■ SOURCE MATERIAL:

==================================================

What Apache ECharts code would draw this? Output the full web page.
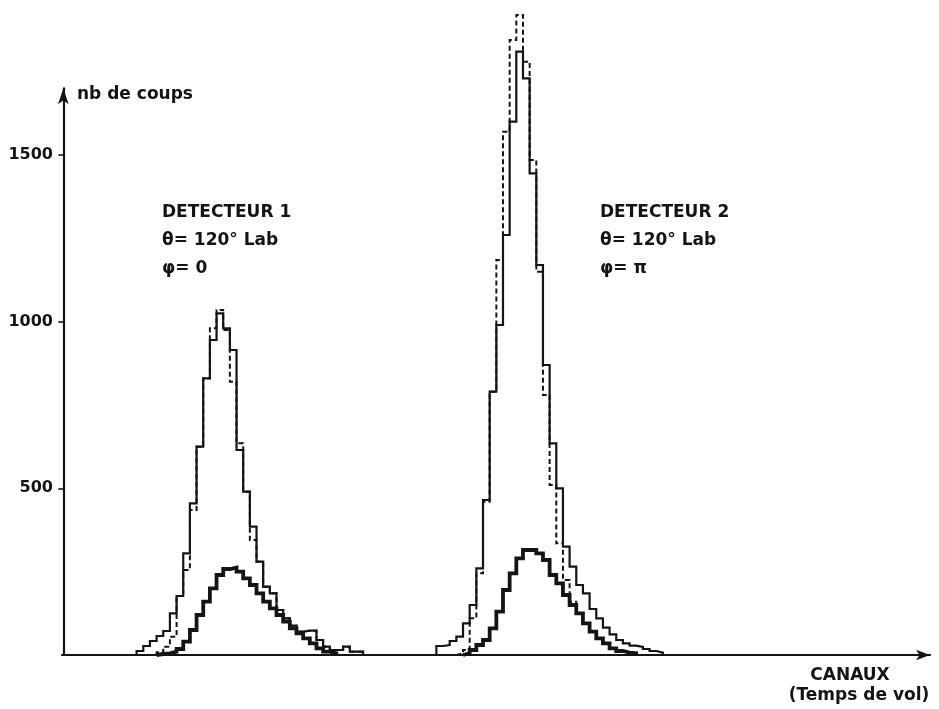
<!DOCTYPE html>
<html><head><meta charset="utf-8">
<script src="https://cdn.jsdelivr.net/npm/echarts@6/dist/echarts.min.js"></script>
<style>html,body{margin:0;padding:0;background:#fff}#c{width:939px;height:709px}</style>
</head><body><div id="c"></div>
<script>
// y tick labels
const yTickValues = [500, 1000, 1500];

// Detector 1 (channel index of first bin edge + counts per channel)
const det1TotalStart = 11;
const det1Total = [12,27,42,57,72,125,177,305,455,625,830,945,1025,980,915,615,490,385,280,205,185,135,110,88,70,73,73,45,25,15,15,25,10,10];
const det1DashedStart = 14;
const det1Dashed = [8,25,55,177,255,435,625,830,980,1035,975,820,635,490,345,280,205,185,135,110,88,70,73,73,45,25,15,15,25,10,10];
const det1ThickStart = 14;
const det1Thick = [3,5,10,18,40,75,120,160,200,240,258,262,250,230,210,185,160,140,120,100,80,65,50,35,20,10,5];

// Detector 2
const det2TotalStart = 56;
const det2Total = [27,30,42,55,95,150,260,465,790,990,1260,1600,1810,1730,1445,1170,870,635,500,325,265,210,185,138,110,82,62,45,35,28,24,18,12,7];
const det2DashedStart = 59;
const det2Dashed = [5,15,110,245,460,790,1185,1570,1845,1920,1780,1485,1150,780,510,335,225,160,125,95,70,50,35,20,12,7,5];
const det2ThickStart = 60;
const det2Thick = [5,15,30,45,80,130,195,245,290,315,315,305,285,240,215,180,150,125,95,70,50,35,20,12,7,5];

const FONT = '"DejaVu Sans", sans-serif';
const INK = '#141414';

function steps(start, vals) {
  const pts = [[start, 0]];
  vals.forEach((v, i) => pts.push([start + i, v]));
  pts.push([start + vals.length, 0]);
  return pts;
}
function hist(start, vals, kind) {
  const ls = kind === 'thick' ? {width: 3.8, type: 'solid'}
           : kind === 'dashed' ? {width: 2, type: [5, 3]}
           : {width: 2.2, type: 'solid'};
  return {
    type: 'line', step: 'end', symbol: 'none', clip: false, silent: true,
    data: steps(start, vals),
    lineStyle: Object.assign({color: INK, cap: 'butt', join: 'miter'}, ls),
    z: kind === 'thick' ? 4 : kind === 'dashed' ? 2 : 3
  };
}

const chart = echarts.init(document.getElementById('c'), null, {renderer: 'canvas'});
function txt(x, y, text, align) {
  return {type: 'text', silent: true, style: {x: x, y: y, text: text, font: 'bold 17px ' + FONT, fill: INK, align: align || 'left', verticalAlign: 'middle'}};
}
chart.setOption({
  animation: false,
  backgroundColor: '#ffffff',
  grid: {left: 62, right: 9, top: 88.3, bottom: 54},
  xAxis: {
    type: 'value', min: -0.2, max: 130.1,
    axisLine: {show: true, symbol: ['none', 'arrow'], symbolSize: [8, 14], lineStyle: {color: INK, width: 2.2}},
    axisTick: {show: false}, axisLabel: {show: false}, splitLine: {show: false}
  },
  yAxis: {
    type: 'value', min: 0, max: 1700, interval: 500,
    axisLine: {show: true, symbol: ['none', 'arrow'], symbolSize: [8, 16], lineStyle: {color: INK, width: 2.2}},
    axisTick: {show: true, length: 5, customValues: yTickValues, lineStyle: {color: INK, width: 1.6}},
    axisLabel: {customValues: yTickValues, formatter: v => String(v), color: INK, fontFamily: FONT, fontWeight: 'bold', fontSize: 16, margin: 9},
    splitLine: {show: false}
  },
  series: [
    hist(det1DashedStart, det1Dashed, 'dashed'),
    hist(det1TotalStart, det1Total, 'thin'),
    hist(det1ThickStart, det1Thick, 'thick'),
    hist(det2DashedStart, det2Dashed, 'dashed'),
    hist(det2TotalStart, det2Total, 'thin'),
    hist(det2ThickStart, det2Thick, 'thick')
  ],
  graphic: [
    txt(77, 95, 'nb de coups'),
    txt(162, 213, 'DETECTEUR 1'),
    txt(162, 241, 'θ= 120° Lab'),
    txt(162, 269, 'φ= 0'),
    txt(600, 213, 'DETECTEUR 2'),
    txt(600, 241, 'θ= 120° Lab'),
    txt(600, 269, 'φ= π'),
    txt(850, 676, 'CANAUX', 'center'),
    txt(859, 696, '(Temps de vol)', 'center')
  ]
});
</script></body></html>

==================================================

■ TASK INSTRUCTIONS: Reproduce the data above word for word from its first line through the line that holds "const yTickValues = [500, 1000, 1500];", both ends included; skip pictures.

■ SOLUTION TO THIS TASK:
What Apache ECharts code would draw this? Output the full web page.
<!DOCTYPE html>
<html><head><meta charset="utf-8">
<script src="https://cdn.jsdelivr.net/npm/echarts@6/dist/echarts.min.js"></script>
<style>html,body{margin:0;padding:0;background:#fff}#c{width:939px;height:709px}</style>
</head><body><div id="c"></div>
<script>
// y tick labels
const yTickValues = [500, 1000, 1500];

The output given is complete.